Having a sound business plan is only the beginning. The plan needs to be put into practice. The available means of doing business vary among different economies. In China, a business idea can be materialized in various forms, depending on the type of ownership. For decades, there were virtually only two kinds of business entities in China - state-owned enterprises and collectively owned enterprises - because China had a command economy and private property rights were not recognized. However, as China has adopted various economic reforms and embarked on developing a socialist market economy, gradually other types of business entities have emerged.
At the early stage of reform, the Chinese government allowed individuals to become getigongshanghu (). A getigongshanghu, which literally means an individual industrial or commercial household and is thus akin to an entrepreneur, was permitted to engage in certain types of business activities with the assistance of his or her household. Subsequently, individuals were allowed to employ a few workers and engage in a larger scope of permissible business activities. Nevertheless, the private economy did not prosper because, absent formal recognition, private enterprises encountered difficulties in securing approvals, loans, raw materials, etc. In 1988, private enterprises were formally recognized with the passage of the Provisional Regulations on Private Enterprises. 1 According to these regulations, a private enterprise () is a for-profit economic organization having private ownership and employing eight or more workers. Moreover, certain categories of individuals, such as villagers, the urban unemployed, retired people, and getigongshanghu, are authorized to establish private enterprises in the form of a sole proprietorship, a partnership, or a limited liability company.

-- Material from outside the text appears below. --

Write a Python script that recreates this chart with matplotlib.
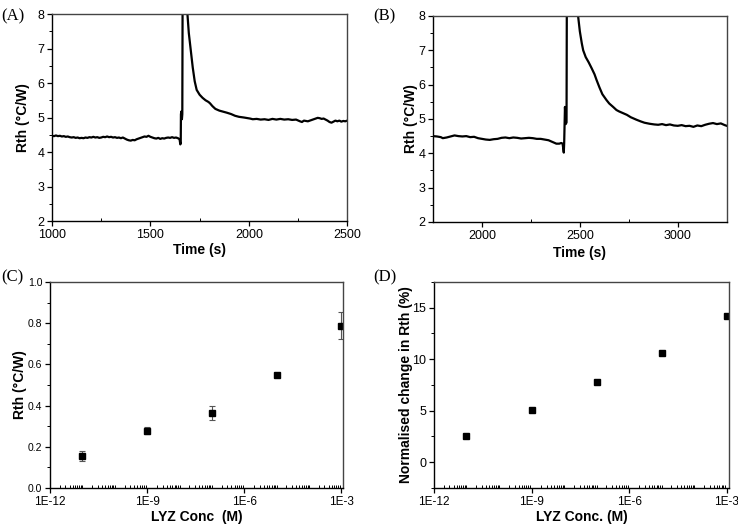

In the 1990s, with the intensification of economic reforms, including the reformation of state-owned enterprises, the expansion of foreign investment, and the increasing significance of private enterprises in the national economy, China enacted a series of basic laws and accompanying implementation regulations and/or rules, providing detailed guidance on sole proprietorship, partnership, limited liability companies, and companies limited by shares. The promulgation of these legal rules not only established a basic framework for regulating business organizations in China, but also made Chinese business entities more in line with those in other market economies.